§ **THE RECORDS**:
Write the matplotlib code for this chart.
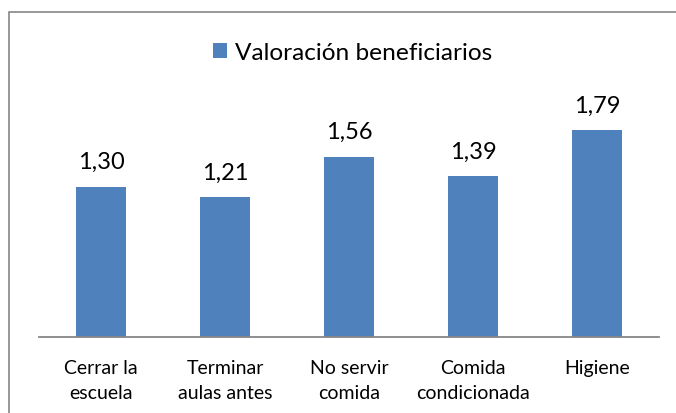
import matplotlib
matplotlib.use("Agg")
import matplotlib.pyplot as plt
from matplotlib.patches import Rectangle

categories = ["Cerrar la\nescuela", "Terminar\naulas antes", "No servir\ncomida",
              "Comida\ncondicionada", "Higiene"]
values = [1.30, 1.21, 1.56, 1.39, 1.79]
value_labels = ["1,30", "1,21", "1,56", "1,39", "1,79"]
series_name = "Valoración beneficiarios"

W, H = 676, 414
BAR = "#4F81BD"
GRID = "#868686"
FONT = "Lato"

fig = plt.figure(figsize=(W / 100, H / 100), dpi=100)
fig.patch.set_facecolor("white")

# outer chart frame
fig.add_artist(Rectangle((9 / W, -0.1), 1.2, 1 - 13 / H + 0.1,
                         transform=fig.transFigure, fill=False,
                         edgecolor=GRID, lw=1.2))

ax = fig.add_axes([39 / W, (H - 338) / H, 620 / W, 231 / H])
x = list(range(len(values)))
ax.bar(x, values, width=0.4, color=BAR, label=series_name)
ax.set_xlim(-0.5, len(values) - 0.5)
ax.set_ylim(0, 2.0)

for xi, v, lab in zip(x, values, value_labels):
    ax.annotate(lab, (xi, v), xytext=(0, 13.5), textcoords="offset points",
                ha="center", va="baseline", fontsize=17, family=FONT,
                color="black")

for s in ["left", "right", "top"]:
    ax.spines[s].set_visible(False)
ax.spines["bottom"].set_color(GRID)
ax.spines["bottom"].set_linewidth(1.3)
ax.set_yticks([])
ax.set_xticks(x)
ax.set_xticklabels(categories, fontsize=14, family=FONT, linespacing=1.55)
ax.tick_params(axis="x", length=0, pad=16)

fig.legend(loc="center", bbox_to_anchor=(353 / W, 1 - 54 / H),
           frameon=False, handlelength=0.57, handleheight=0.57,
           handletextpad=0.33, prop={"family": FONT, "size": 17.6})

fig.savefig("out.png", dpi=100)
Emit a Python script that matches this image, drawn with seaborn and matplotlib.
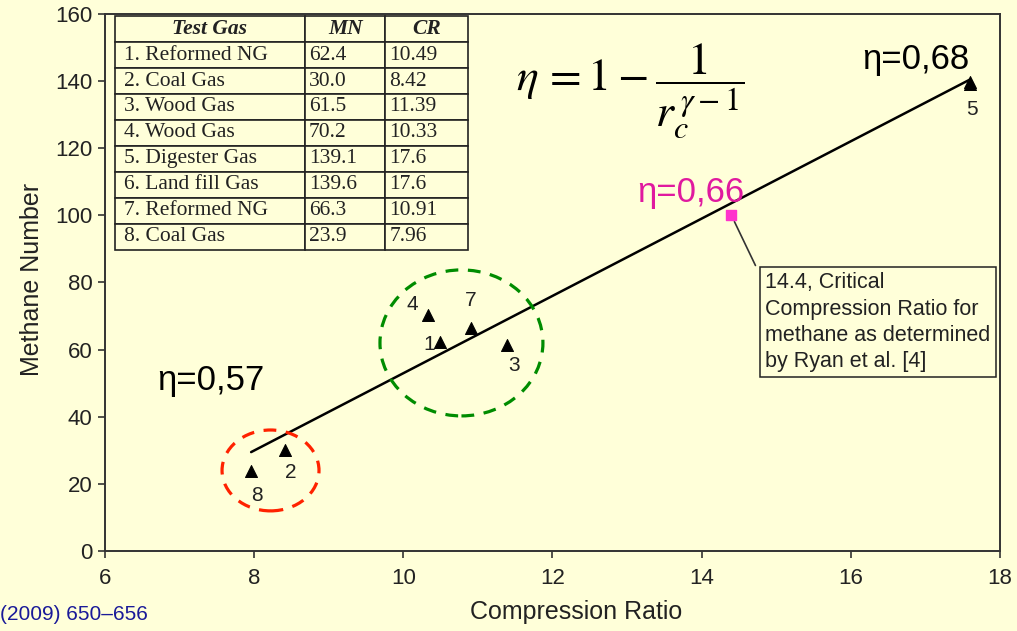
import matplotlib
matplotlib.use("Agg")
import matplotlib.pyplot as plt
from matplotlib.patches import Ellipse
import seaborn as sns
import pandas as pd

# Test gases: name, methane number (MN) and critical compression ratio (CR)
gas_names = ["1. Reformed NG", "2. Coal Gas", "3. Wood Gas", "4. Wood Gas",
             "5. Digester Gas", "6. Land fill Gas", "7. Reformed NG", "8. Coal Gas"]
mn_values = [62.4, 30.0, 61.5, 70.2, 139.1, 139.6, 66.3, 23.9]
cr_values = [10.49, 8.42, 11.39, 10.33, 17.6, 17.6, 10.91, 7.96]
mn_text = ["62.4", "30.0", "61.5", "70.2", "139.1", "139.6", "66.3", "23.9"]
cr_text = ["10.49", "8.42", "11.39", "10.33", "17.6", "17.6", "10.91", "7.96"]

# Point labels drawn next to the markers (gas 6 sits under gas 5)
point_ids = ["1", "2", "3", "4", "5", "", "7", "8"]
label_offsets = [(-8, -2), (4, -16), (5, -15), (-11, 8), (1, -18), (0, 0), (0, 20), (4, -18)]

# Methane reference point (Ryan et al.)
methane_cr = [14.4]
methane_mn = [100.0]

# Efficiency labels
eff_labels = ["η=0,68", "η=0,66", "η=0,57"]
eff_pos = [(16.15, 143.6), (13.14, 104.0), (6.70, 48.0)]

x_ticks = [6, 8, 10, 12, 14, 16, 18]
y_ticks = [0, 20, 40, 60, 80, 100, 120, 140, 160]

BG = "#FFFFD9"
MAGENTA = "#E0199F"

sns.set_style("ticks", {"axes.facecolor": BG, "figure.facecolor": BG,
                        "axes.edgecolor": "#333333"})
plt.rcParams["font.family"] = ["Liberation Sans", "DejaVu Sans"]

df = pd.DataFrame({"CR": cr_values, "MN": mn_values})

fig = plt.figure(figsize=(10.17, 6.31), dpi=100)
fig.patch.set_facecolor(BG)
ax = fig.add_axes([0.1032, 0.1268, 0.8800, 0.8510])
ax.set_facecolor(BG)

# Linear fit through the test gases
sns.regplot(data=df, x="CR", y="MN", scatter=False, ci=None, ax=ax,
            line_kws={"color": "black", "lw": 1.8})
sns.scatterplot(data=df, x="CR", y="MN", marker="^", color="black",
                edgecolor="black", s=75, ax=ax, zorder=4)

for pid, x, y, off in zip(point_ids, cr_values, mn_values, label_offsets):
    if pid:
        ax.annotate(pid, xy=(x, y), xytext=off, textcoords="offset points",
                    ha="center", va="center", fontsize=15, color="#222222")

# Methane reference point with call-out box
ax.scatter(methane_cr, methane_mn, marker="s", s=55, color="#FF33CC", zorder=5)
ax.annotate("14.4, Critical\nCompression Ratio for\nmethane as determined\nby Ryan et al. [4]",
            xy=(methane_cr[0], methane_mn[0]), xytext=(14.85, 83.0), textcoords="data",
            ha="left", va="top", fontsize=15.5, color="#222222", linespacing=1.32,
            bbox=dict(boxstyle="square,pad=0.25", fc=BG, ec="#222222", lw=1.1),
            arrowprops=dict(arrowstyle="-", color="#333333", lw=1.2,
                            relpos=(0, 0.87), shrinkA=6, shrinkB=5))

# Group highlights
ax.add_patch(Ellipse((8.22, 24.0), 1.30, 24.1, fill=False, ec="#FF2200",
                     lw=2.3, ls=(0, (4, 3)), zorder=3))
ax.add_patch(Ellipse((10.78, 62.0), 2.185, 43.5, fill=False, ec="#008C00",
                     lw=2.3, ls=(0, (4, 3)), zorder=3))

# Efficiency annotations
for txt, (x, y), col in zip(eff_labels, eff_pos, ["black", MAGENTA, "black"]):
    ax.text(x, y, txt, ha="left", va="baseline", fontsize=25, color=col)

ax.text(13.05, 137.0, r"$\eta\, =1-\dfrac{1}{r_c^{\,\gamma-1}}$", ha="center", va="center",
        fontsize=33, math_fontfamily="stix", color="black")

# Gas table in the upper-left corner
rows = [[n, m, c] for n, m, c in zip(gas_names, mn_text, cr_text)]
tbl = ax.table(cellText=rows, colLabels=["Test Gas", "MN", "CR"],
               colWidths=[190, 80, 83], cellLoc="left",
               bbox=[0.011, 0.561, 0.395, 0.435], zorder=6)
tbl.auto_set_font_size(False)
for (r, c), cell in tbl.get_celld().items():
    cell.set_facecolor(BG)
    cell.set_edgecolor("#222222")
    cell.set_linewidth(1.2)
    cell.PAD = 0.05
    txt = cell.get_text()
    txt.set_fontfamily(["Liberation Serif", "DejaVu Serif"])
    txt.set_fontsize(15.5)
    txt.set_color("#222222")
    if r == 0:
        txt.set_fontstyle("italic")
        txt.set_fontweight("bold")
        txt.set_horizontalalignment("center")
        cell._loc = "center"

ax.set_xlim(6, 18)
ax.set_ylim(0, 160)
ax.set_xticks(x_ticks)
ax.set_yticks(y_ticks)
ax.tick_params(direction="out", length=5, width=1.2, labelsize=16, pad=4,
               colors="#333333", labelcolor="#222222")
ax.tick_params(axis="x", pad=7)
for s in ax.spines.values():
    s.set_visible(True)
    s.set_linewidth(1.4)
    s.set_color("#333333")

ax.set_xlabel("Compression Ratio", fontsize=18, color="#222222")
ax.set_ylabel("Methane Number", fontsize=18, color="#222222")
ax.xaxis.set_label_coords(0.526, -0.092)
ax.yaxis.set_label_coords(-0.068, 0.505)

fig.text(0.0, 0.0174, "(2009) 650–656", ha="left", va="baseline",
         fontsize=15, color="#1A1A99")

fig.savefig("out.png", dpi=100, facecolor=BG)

§ **WHAT THIS TASK INVOLVES**:
All the lines above are to be given again exactly as they read, with the pictures removed.

§ **WRITTEN ANSWER**:
Write the matplotlib code for this chart.
import matplotlib
matplotlib.use("Agg")
import matplotlib.pyplot as plt
from matplotlib.patches import Rectangle

categories = ["Cerrar la\nescuela", "Terminar\naulas antes", "No servir\ncomida",
              "Comida\ncondicionada", "Higiene"]
values = [1.30, 1.21, 1.56, 1.39, 1.79]
value_labels = ["1,30", "1,21", "1,56", "1,39", "1,79"]
series_name = "Valoración beneficiarios"

W, H = 676, 414
BAR = "#4F81BD"
GRID = "#868686"
FONT = "Lato"

fig = plt.figure(figsize=(W / 100, H / 100), dpi=100)
fig.patch.set_facecolor("white")

# outer chart frame
fig.add_artist(Rectangle((9 / W, -0.1), 1.2, 1 - 13 / H + 0.1,
                         transform=fig.transFigure, fill=False,
                         edgecolor=GRID, lw=1.2))

ax = fig.add_axes([39 / W, (H - 338) / H, 620 / W, 231 / H])
x = list(range(len(values)))
ax.bar(x, values, width=0.4, color=BAR, label=series_name)
ax.set_xlim(-0.5, len(values) - 0.5)
ax.set_ylim(0, 2.0)

for xi, v, lab in zip(x, values, value_labels):
    ax.annotate(lab, (xi, v), xytext=(0, 13.5), textcoords="offset points",
                ha="center", va="baseline", fontsize=17, family=FONT,
                color="black")

for s in ["left", "right", "top"]:
    ax.spines[s].set_visible(False)
ax.spines["bottom"].set_color(GRID)
ax.spines["bottom"].set_linewidth(1.3)
ax.set_yticks([])
ax.set_xticks(x)
ax.set_xticklabels(categories, fontsize=14, family=FONT, linespacing=1.55)
ax.tick_params(axis="x", length=0, pad=16)

fig.legend(loc="center", bbox_to_anchor=(353 / W, 1 - 54 / H),
           frameon=False, handlelength=0.57, handleheight=0.57,
           handletextpad=0.33, prop={"family": FONT, "size": 17.6})

fig.savefig("out.png", dpi=100)
Emit a Python script that matches this image, drawn with seaborn and matplotlib.
import matplotlib
matplotlib.use("Agg")
import matplotlib.pyplot as plt
from matplotlib.patches import Ellipse
import seaborn as sns
import pandas as pd

# Test gases: name, methane number (MN) and critical compression ratio (CR)
gas_names = ["1. Reformed NG", "2. Coal Gas", "3. Wood Gas", "4. Wood Gas",
             "5. Digester Gas", "6. Land fill Gas", "7. Reformed NG", "8. Coal Gas"]
mn_values = [62.4, 30.0, 61.5, 70.2, 139.1, 139.6, 66.3, 23.9]
cr_values = [10.49, 8.42, 11.39, 10.33, 17.6, 17.6, 10.91, 7.96]
mn_text = ["62.4", "30.0", "61.5", "70.2", "139.1", "139.6", "66.3", "23.9"]
cr_text = ["10.49", "8.42", "11.39", "10.33", "17.6", "17.6", "10.91", "7.96"]

# Point labels drawn next to the markers (gas 6 sits under gas 5)
point_ids = ["1", "2", "3", "4", "5", "", "7", "8"]
label_offsets = [(-8, -2), (4, -16), (5, -15), (-11, 8), (1, -18), (0, 0), (0, 20), (4, -18)]

# Methane reference point (Ryan et al.)
methane_cr = [14.4]
methane_mn = [100.0]

# Efficiency labels
eff_labels = ["η=0,68", "η=0,66", "η=0,57"]
eff_pos = [(16.15, 143.6), (13.14, 104.0), (6.70, 48.0)]

x_ticks = [6, 8, 10, 12, 14, 16, 18]
y_ticks = [0, 20, 40, 60, 80, 100, 120, 140, 160]

BG = "#FFFFD9"
MAGENTA = "#E0199F"

sns.set_style("ticks", {"axes.facecolor": BG, "figure.facecolor": BG,
                        "axes.edgecolor": "#333333"})
plt.rcParams["font.family"] = ["Liberation Sans", "DejaVu Sans"]

df = pd.DataFrame({"CR": cr_values, "MN": mn_values})

fig = plt.figure(figsize=(10.17, 6.31), dpi=100)
fig.patch.set_facecolor(BG)
ax = fig.add_axes([0.1032, 0.1268, 0.8800, 0.8510])
ax.set_facecolor(BG)

# Linear fit through the test gases
sns.regplot(data=df, x="CR", y="MN", scatter=False, ci=None, ax=ax,
            line_kws={"color": "black", "lw": 1.8})
sns.scatterplot(data=df, x="CR", y="MN", marker="^", color="black",
                edgecolor="black", s=75, ax=ax, zorder=4)

for pid, x, y, off in zip(point_ids, cr_values, mn_values, label_offsets):
    if pid:
        ax.annotate(pid, xy=(x, y), xytext=off, textcoords="offset points",
                    ha="center", va="center", fontsize=15, color="#222222")

# Methane reference point with call-out box
ax.scatter(methane_cr, methane_mn, marker="s", s=55, color="#FF33CC", zorder=5)
ax.annotate("14.4, Critical\nCompression Ratio for\nmethane as determined\nby Ryan et al. [4]",
            xy=(methane_cr[0], methane_mn[0]), xytext=(14.85, 83.0), textcoords="data",
            ha="left", va="top", fontsize=15.5, color="#222222", linespacing=1.32,
            bbox=dict(boxstyle="square,pad=0.25", fc=BG, ec="#222222", lw=1.1),
            arrowprops=dict(arrowstyle="-", color="#333333", lw=1.2,
                            relpos=(0, 0.87), shrinkA=6, shrinkB=5))

# Group highlights
ax.add_patch(Ellipse((8.22, 24.0), 1.30, 24.1, fill=False, ec="#FF2200",
                     lw=2.3, ls=(0, (4, 3)), zorder=3))
ax.add_patch(Ellipse((10.78, 62.0), 2.185, 43.5, fill=False, ec="#008C00",
                     lw=2.3, ls=(0, (4, 3)), zorder=3))

# Efficiency annotations
for txt, (x, y), col in zip(eff_labels, eff_pos, ["black", MAGENTA, "black"]):
    ax.text(x, y, txt, ha="left", va="baseline", fontsize=25, color=col)

ax.text(13.05, 137.0, r"$\eta\, =1-\dfrac{1}{r_c^{\,\gamma-1}}$", ha="center", va="center",
        fontsize=33, math_fontfamily="stix", color="black")

# Gas table in the upper-left corner
rows = [[n, m, c] for n, m, c in zip(gas_names, mn_text, cr_text)]
tbl = ax.table(cellText=rows, colLabels=["Test Gas", "MN", "CR"],
               colWidths=[190, 80, 83], cellLoc="left",
               bbox=[0.011, 0.561, 0.395, 0.435], zorder=6)
tbl.auto_set_font_size(False)
for (r, c), cell in tbl.get_celld().items():
    cell.set_facecolor(BG)
    cell.set_edgecolor("#222222")
    cell.set_linewidth(1.2)
    cell.PAD = 0.05
    txt = cell.get_text()
    txt.set_fontfamily(["Liberation Serif", "DejaVu Serif"])
    txt.set_fontsize(15.5)
    txt.set_color("#222222")
    if r == 0:
        txt.set_fontstyle("italic")
        txt.set_fontweight("bold")
        txt.set_horizontalalignment("center")
        cell._loc = "center"

ax.set_xlim(6, 18)
ax.set_ylim(0, 160)
ax.set_xticks(x_ticks)
ax.set_yticks(y_ticks)
ax.tick_params(direction="out", length=5, width=1.2, labelsize=16, pad=4,
               colors="#333333", labelcolor="#222222")
ax.tick_params(axis="x", pad=7)
for s in ax.spines.values():
    s.set_visible(True)
    s.set_linewidth(1.4)
    s.set_color("#333333")

ax.set_xlabel("Compression Ratio", fontsize=18, color="#222222")
ax.set_ylabel("Methane Number", fontsize=18, color="#222222")
ax.xaxis.set_label_coords(0.526, -0.092)
ax.yaxis.set_label_coords(-0.068, 0.505)

fig.text(0.0, 0.0174, "(2009) 650–656", ha="left", va="baseline",
         fontsize=15, color="#1A1A99")

fig.savefig("out.png", dpi=100, facecolor=BG)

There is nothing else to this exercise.